The Trenton Board of Education hosted Rainbow Drive as an initiative supporting its Every Day Matters Attendance Campaign on Saturday, February 23. The mission of the event was to gather a more informational framework to instruct children that showing up every single day to learn is highly beneficial.
The campaign, as part of Trenton Board of Education’s effort to help their students, is a preventative measure to gather a collective effort to attend school.
According to the Trenton Board of Education, “chronically absent students are at an increased risk for being held back, struggling academically, dropping out of school, and getting into trouble with the law.”
At the Rainbow Drive, volunteers from The College of New Jersey assisted in setting up for the event, worked registration, organized donations, directed parents to different areas of the building, hosted arts and crafts and cleaned up as needed.
The end of the Drive included a networking opportunity and information session with nonprofits in the Trenton Area for those volunteer students looking to expand their educational activism efforts.
According to the Trenton Board of Education, the attendance policy rationale is being enforced to all of its constituents. “Any school that wants to improve its students’ outcomes must focus on attendance, as noted in policy. “Consideration must be given to attendance before school begins, and must be closely tracked from the very first day of school.”
The Trenton policy is based upon research conducted by Baltimore Public Schools, whereby students who were absent two to four days in September were five times more likely to be chronically absent, according to the Baltimore Education Research Consortium.
Students from the College believe that chronic absenteeism is an issue that they hope to resolve together. Brittany Yee, a freshman accounting major at the College, feels strongly about active educational participation among students and other methods to assist with lessening the amount of those chronically absent.
“Education is their foundation before they go out into the real world,” Yee said. “Going to school allows students to gain more knowledge through the experiences they have when interacting with others.”
Yee is interested in giving back to a more poverty-stricken community compared to a more affluent community like Ewing. “We as students can also promote attendance through the web, touching upon the importance and effectiveness of having education at an early age,” she mentioned.

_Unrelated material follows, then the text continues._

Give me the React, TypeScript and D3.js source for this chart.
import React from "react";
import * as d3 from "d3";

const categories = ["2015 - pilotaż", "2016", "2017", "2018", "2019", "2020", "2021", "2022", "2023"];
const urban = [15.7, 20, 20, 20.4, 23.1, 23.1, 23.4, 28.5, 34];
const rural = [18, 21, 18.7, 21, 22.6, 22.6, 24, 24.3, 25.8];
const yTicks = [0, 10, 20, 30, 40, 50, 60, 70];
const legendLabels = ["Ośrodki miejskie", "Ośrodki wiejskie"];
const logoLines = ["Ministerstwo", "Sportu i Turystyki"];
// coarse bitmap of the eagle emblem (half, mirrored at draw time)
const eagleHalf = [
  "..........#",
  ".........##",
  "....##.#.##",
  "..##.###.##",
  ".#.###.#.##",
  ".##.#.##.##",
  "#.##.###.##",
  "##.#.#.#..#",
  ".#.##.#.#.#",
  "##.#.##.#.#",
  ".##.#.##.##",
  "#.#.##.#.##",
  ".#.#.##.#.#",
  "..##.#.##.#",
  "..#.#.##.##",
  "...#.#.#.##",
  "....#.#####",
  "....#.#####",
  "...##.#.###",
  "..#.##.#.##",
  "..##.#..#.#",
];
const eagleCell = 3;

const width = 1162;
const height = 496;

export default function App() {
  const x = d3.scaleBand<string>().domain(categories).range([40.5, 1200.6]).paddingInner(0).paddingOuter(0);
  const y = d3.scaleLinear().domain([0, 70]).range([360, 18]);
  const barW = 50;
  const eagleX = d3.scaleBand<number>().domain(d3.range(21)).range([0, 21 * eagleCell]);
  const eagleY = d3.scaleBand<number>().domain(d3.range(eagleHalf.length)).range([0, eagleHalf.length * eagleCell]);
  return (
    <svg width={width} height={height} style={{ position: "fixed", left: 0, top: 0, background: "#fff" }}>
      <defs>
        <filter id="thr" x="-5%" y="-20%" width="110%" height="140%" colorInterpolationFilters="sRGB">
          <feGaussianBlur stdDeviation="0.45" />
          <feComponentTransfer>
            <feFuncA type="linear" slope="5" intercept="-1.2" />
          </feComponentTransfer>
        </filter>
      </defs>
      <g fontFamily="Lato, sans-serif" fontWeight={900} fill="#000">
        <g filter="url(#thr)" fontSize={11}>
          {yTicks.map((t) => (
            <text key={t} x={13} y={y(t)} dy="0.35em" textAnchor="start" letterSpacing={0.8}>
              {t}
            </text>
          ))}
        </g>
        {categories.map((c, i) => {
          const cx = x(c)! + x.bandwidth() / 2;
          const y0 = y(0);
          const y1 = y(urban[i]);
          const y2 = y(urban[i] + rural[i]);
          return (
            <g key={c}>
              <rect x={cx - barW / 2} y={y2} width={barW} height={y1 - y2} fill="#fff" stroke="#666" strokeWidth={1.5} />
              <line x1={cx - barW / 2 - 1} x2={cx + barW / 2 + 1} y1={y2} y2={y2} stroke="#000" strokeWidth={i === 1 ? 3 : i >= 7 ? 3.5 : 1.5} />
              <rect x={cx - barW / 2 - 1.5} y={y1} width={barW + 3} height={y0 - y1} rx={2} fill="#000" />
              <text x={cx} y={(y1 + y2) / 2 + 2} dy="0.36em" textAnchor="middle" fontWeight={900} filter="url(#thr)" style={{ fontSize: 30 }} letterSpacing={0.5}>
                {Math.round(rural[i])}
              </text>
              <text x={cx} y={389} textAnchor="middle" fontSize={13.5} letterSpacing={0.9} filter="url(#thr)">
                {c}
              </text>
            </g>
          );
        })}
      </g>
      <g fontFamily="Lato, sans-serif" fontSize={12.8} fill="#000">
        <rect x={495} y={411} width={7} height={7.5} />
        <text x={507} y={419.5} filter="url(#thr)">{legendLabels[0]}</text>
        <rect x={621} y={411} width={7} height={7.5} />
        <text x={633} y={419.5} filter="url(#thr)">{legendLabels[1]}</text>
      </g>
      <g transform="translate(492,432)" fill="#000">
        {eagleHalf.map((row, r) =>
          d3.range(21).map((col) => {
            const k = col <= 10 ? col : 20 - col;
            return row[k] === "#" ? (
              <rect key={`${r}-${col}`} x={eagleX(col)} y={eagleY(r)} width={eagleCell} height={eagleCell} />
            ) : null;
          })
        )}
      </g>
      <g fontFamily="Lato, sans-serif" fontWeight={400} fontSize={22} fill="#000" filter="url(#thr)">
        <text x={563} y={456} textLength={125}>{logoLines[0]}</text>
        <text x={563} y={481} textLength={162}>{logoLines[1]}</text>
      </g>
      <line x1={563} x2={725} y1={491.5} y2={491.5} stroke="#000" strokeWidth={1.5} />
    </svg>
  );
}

According to Lucy Feria, Interim Superintendent for Trenton Public Schools, as quoted in an interview with NJ.com, “Students in high-poverty districts such as ours often face very real obstacles involving family responsibilities, difficulties at home, health problems, and transportation issues that affect their daily attendance.”

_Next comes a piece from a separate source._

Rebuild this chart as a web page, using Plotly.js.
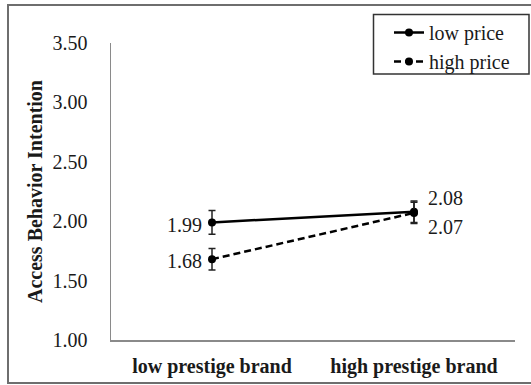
<!DOCTYPE html>
<html>
<head>
<meta charset="utf-8">
<script src="https://cdn.plot.ly/plotly-3.0.1.min.js"></script>
<style>
  html, body { margin: 0; padding: 0; background: #fff; }
  #chart { width: 531px; height: 385px; }
</style>
</head>
<body>
<div id="chart"></div>
<script>
// Brand prestige conditions on the x axis
const categories = ['low prestige brand', 'high prestige brand'];

// Mean access behavior intention per price condition
const lowPrice = [1.99, 2.08];
const highPrice = [1.68, 2.07];

// Standard errors for each mean
const lowPriceErr = [0.10, 0.09];
const highPriceErr = [0.09, 0.09];

const seriesNames = ['low price', 'high price'];
const yTicks = [1.0, 1.5, 2.0, 2.5, 3.0, 3.5];

const serif = '"Liberation Serif", serif';
const ink = '#1a1a1a';

// Plot-area geometry in pixels, used to place the decorative frames
const W = 531, H = 385;
const M = { l: 111, r: 16, t: 43, b: 45 };
const pw = W - M.l - M.r, ph = H - M.t - M.b;
const px = x => (x - M.l) / pw;
const py = y => (H - M.b - y) / ph;

const labelStyle = { family: serif, size: 20, color: ink };

const traces = [
  {
    x: categories, y: lowPrice, name: seriesNames[0],
    type: 'scatter', mode: 'lines+markers',
    line: { color: '#000', width: 2.5 },
    marker: { color: '#000', size: 8 },
    error_y: { type: 'data', array: lowPriceErr, visible: true, color: '#222', thickness: 1.5, width: 3.5 },
    cliponaxis: false
  },
  {
    x: categories, y: highPrice, name: seriesNames[1],
    type: 'scatter', mode: 'lines+markers',
    line: { color: '#000', width: 2.5, dash: '7px,4px' },
    marker: { color: '#000', size: 8 },
    error_y: { type: 'data', array: highPriceErr, visible: true, color: '#222', thickness: 1.5, width: 3.5 },
    cliponaxis: false
  }
];

// Value labels: left of the low-prestige points, right of the high-prestige ones
// (low price above, high price below so the two close values don't collide)
function valueLabel(cat, val, side, lift) {
  return {
    x: cat, y: val, xref: 'x', yref: 'y',
    text: val.toFixed(2), showarrow: false,
    font: labelStyle,
    xanchor: side < 0 ? 'right' : 'left',
    yanchor: 'middle',
    xshift: side < 0 ? -8 : 12,
    yshift: lift
  };
}
const annotations = [
  valueLabel(categories[0], lowPrice[0], -1, -3),
  valueLabel(categories[0], highPrice[0], -1, -2),
  valueLabel(categories[1], lowPrice[1], 1, 14),
  valueLabel(categories[1], highPrice[1], 1, -14)
];

const layout = {
  width: W, height: H,
  margin: M,
  paper_bgcolor: '#fff',
  plot_bgcolor: '#fff',
  font: { family: serif, size: 20, color: ink },
  showlegend: true,
  legend: {
    x: px(389), y: py(13), xanchor: 'left', yanchor: 'top',
    bgcolor: 'rgba(0,0,0,0)', borderwidth: 0,
    font: { family: serif, size: 20, color: ink },
    itemwidth: 30, tracegroupgap: 0
  },
  xaxis: {
    type: 'category',
    range: [-0.5, 1.5],
    showline: true, linecolor: '#8a8a8a', linewidth: 1.5,
    showgrid: false, zeroline: false, ticks: '',
    ticklabelstandoff: 7,
    tickfont: { family: serif, size: 20, color: ink, weight: 'bold' }
  },
  yaxis: {
    range: [1.0, 3.5],
    tickvals: yTicks,
    tickformat: '.2f',
    showline: true, linecolor: '#8a8a8a', linewidth: 1.5,
    showgrid: false, zeroline: false, ticks: '',
    ticklabelstandoff: 18,
    tickfont: { family: serif, size: 20, color: ink },
    title: {
      text: 'Access Behavior Intention',
      font: { family: serif, size: 20, color: ink, weight: 'bold' },
      standoff: 4
    }
  },
  annotations: annotations,
  shapes: [
    // outer chart frame
    {
      type: 'rect', xref: 'paper', yref: 'paper',
      x0: px(8), x1: px(533), y0: py(383), y1: py(5),
      line: { color: '#6e6e6e', width: 2 }, fillcolor: 'rgba(0,0,0,0)'
    },
    // legend box
    {
      type: 'rect', xref: 'paper', yref: 'paper',
      x0: px(373.5), x1: px(529), y0: py(74), y1: py(14.5),
      line: { color: '#333', width: 1.5 }, fillcolor: 'rgba(0,0,0,0)'
    }
  ]
};

Plotly.newPlot('chart', traces, layout, { displayModeBar: false, staticPlot: true });
</script>
</body>
</html>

The Trenton Board of Education also posts several attendance promotion flyers and sources on their district’s page, statistics inspiring preschool and kindergarten students to learn a new word or sound, elementary students to learn a new math skill or scientific theory and middle and high school students to learn about a new, interesting topic.
Fred McDowell, Ed.D, Superintendent of Trenton Public Schools, highlights the foundation of the city’s educational institutions.

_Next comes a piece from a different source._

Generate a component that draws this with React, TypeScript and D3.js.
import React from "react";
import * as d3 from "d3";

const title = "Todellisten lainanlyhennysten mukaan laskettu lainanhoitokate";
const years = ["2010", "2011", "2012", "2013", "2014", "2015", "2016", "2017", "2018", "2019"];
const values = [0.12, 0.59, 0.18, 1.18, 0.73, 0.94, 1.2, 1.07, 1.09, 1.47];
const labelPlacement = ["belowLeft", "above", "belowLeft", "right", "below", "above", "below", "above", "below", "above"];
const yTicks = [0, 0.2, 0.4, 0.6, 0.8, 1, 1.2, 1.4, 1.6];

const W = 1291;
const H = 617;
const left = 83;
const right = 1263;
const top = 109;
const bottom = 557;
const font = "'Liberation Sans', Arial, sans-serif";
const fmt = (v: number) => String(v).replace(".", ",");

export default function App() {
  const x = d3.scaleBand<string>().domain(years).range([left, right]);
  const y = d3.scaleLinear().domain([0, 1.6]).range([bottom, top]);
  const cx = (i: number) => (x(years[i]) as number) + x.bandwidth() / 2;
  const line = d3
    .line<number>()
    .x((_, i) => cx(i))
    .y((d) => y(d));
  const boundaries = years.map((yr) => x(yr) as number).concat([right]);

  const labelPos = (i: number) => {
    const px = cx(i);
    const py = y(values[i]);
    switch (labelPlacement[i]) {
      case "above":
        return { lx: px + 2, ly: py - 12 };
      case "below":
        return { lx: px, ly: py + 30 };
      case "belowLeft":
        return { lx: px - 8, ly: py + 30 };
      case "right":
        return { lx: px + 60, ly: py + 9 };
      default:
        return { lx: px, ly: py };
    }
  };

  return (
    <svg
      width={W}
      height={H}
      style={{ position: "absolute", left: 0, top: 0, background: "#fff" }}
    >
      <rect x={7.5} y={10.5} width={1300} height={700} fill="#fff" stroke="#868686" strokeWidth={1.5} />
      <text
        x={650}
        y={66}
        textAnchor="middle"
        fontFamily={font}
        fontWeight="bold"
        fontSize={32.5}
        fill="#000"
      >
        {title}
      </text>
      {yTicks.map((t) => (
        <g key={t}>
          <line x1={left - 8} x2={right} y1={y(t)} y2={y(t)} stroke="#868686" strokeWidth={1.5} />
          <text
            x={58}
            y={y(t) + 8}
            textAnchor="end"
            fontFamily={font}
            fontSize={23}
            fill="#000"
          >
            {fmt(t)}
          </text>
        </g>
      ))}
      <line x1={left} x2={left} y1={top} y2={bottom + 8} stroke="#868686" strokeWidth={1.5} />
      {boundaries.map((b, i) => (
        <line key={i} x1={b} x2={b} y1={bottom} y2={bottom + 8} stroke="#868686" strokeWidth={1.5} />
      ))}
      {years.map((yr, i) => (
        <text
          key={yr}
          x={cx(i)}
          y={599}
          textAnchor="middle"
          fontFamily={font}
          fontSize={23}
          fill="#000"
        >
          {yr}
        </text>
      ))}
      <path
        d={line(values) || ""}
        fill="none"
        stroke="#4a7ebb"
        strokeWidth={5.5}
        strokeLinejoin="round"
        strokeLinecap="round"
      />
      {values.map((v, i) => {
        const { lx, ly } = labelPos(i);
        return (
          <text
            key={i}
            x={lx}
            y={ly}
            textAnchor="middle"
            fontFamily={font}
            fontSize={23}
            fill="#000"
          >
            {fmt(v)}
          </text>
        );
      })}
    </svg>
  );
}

“The mission of the Trenton School District is to ensure that all students graduate with a vision for their future, motivated to learn continually, and prepared to succeed in their choice of college or career,” McDowell noted. “Our collective work is unfinished until we are able to deliver on this promise for all students.”
McDowell also mentioned that the district is working on investments to ensure educational barriers influencing students from being absent from school are notwithstanding. These investments include new facilities, new school buses, new curriculum materials, access to web-based resources, free breakfast and lunch and free pre-school.
Trenton also alludes to the fact that 20 absences are far too many as it leads to students struggling academically, being held back a grade, dropping out and likely to get in trouble with the law- all serious matters which are actively promoted to students and their families.
At the Rainbow Drive Campaign, the Trenton Board of Education teaches students to develop good attendance habits, offering helpful guidance to their families as well. These tips include making school a part of their family’s daily life, keeping in touch with their child’s school and planning and working together for events such as family vacations.
Denise Holguin, the coordinator of the Rainbow Drive and Parent Coordinator and Interim Homeless Liaison for the Trenton Board of Education, believes that students should prioritize attendance and make the most of their educational experience.
“I think it is important for children to attend school in efforts to become a viable citizen,” Holguin states. “Elementary and secondary education is free and all students should take advantage of the opportunity to pursue higher education or a career of choice.”
The initiative to decrease the rapidly rising rate of chronic absenteeism is in full effect. Trenton is not only hosting one volunteer effort but is also gathering a collective effort of individuals to bring upon an impactful solution.
“Through this initiative, the district is working on streamlining protocol and procedure as it pertains to attendance,” Holguin explains. “Each school now has an attendance team that includes support staff and attendance officers. With these teams, more outreach is occurring to prevent chronic absenteeism.”
These teams also connect students and families to services which help them plan educational learning to the best of their advantage, Holguin notes.